Below is a listing. Return the lines from the one that contains "Rebuild this chart" to the one that contains "brazil = [0.6, 0.6, 0.6, 0.7, 0.6, 0.5, 0.7, 1.3]", both ends included, verbatim and with no pictures.

#### [DATA TO PROCESS]
§ §

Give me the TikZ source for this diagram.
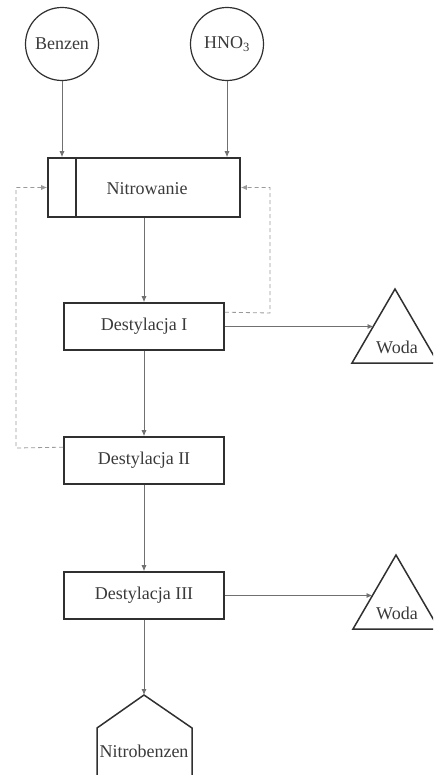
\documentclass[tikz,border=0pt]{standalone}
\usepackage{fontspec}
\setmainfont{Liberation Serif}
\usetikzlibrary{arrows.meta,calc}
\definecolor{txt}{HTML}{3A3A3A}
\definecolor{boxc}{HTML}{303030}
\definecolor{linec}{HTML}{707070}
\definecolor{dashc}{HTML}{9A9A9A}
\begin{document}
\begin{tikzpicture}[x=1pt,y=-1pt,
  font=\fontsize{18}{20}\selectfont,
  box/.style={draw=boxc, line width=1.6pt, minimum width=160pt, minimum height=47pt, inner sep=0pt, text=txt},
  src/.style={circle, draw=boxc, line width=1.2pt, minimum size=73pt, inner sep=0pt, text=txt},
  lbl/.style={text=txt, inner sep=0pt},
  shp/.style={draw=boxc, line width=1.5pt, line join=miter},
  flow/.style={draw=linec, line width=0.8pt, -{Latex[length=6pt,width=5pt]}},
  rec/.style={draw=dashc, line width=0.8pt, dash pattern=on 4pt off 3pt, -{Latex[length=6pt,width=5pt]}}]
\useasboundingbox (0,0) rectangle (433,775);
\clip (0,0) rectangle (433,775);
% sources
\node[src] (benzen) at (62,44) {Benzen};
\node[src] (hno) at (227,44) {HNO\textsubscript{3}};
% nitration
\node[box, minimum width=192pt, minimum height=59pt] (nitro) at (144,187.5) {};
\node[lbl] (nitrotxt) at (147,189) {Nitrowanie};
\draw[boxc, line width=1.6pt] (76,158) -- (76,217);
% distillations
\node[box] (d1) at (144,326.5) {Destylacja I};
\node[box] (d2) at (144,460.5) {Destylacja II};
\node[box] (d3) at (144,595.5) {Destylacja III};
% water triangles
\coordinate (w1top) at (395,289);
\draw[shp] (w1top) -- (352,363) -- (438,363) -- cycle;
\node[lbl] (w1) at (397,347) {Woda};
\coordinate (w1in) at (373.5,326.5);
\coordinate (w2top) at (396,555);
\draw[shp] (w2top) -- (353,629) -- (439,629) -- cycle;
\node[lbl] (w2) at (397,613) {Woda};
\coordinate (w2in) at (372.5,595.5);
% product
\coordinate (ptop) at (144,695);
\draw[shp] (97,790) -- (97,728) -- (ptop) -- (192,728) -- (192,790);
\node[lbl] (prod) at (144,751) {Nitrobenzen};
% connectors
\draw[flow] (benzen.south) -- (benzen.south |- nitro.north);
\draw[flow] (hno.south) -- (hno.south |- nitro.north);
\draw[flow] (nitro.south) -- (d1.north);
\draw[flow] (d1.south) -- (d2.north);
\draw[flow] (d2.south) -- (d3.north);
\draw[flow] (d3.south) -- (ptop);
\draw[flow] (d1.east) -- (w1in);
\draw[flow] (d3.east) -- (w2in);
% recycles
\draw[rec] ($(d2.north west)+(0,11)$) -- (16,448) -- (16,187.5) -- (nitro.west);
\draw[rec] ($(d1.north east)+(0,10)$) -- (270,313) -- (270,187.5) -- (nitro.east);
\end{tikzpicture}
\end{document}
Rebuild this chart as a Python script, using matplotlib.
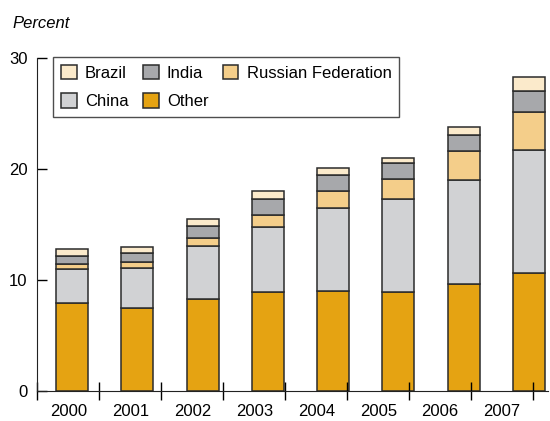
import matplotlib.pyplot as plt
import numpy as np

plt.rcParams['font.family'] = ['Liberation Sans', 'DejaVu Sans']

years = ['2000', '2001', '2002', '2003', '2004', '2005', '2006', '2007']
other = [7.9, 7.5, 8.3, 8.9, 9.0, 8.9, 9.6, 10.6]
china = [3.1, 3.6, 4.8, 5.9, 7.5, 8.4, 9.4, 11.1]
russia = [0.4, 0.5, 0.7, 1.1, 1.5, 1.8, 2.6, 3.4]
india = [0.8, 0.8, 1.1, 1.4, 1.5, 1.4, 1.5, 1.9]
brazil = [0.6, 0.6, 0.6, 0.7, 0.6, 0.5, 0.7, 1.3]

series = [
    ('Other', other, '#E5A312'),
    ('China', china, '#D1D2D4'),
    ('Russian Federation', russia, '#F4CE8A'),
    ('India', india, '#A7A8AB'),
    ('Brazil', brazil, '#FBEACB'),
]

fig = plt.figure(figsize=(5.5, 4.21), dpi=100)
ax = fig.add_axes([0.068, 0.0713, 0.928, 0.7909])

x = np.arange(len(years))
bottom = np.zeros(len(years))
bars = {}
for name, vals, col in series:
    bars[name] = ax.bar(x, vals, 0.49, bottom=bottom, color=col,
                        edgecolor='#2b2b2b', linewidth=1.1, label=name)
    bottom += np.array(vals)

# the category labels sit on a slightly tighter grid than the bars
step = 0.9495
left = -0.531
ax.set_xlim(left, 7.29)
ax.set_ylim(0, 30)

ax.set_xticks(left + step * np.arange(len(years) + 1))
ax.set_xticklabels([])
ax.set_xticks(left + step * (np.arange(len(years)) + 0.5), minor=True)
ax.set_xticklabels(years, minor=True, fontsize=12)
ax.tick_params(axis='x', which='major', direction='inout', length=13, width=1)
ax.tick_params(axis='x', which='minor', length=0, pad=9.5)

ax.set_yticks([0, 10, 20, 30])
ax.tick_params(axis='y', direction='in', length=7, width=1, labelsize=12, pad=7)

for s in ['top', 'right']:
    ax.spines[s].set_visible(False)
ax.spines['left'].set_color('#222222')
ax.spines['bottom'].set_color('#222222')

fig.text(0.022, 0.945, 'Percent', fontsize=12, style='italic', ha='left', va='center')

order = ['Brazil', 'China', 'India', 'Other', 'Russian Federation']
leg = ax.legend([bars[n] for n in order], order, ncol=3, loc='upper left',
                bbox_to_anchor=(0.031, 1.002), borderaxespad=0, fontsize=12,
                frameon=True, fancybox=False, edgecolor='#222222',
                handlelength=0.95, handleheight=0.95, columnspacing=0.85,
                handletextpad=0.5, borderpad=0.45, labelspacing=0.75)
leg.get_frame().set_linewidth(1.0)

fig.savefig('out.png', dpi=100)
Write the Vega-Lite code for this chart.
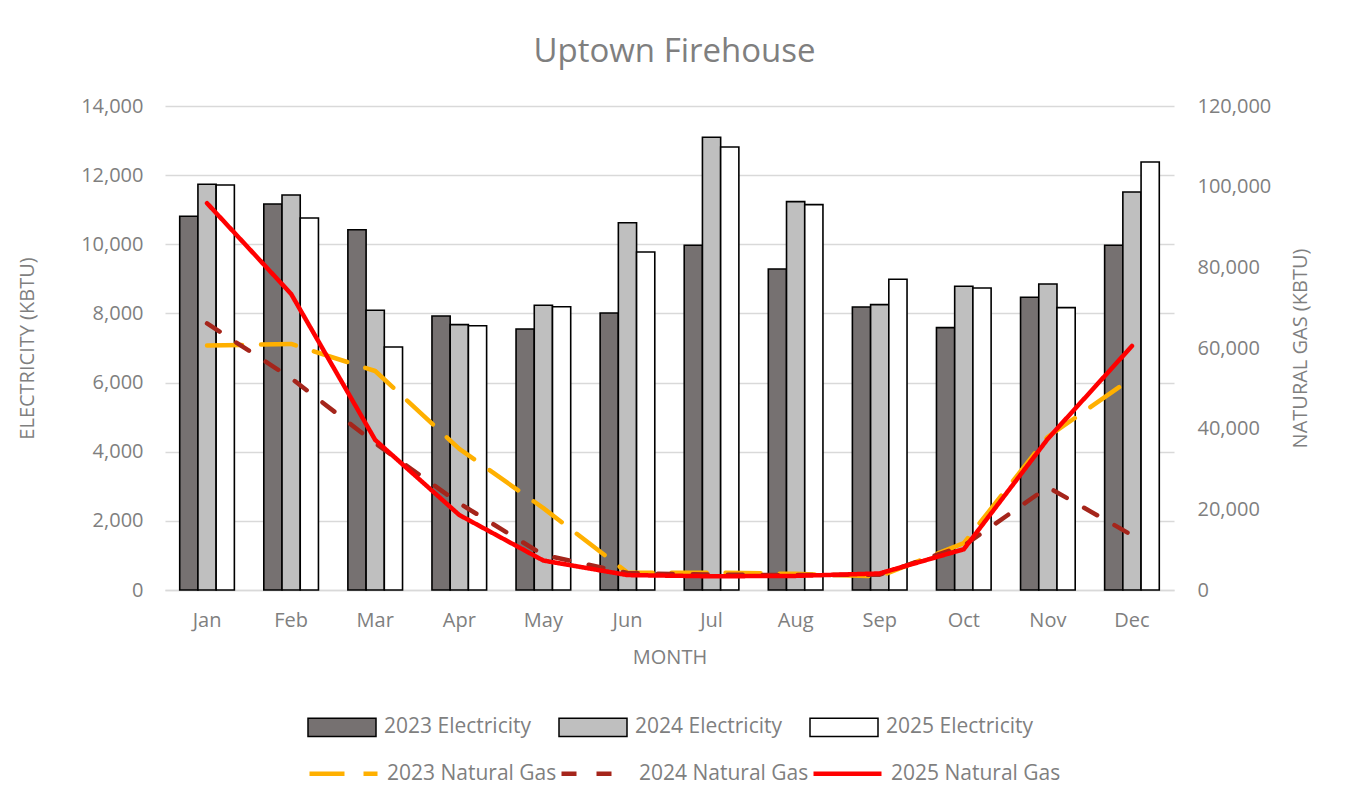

§ §

#### [THE SOLUTION]
Rebuild this chart as a Python script, using matplotlib.
import matplotlib.pyplot as plt
import numpy as np

plt.rcParams['font.family'] = ['Liberation Sans', 'DejaVu Sans']

years = ['2000', '2001', '2002', '2003', '2004', '2005', '2006', '2007']
other = [7.9, 7.5, 8.3, 8.9, 9.0, 8.9, 9.6, 10.6]
china = [3.1, 3.6, 4.8, 5.9, 7.5, 8.4, 9.4, 11.1]
russia = [0.4, 0.5, 0.7, 1.1, 1.5, 1.8, 2.6, 3.4]
india = [0.8, 0.8, 1.1, 1.4, 1.5, 1.4, 1.5, 1.9]
brazil = [0.6, 0.6, 0.6, 0.7, 0.6, 0.5, 0.7, 1.3]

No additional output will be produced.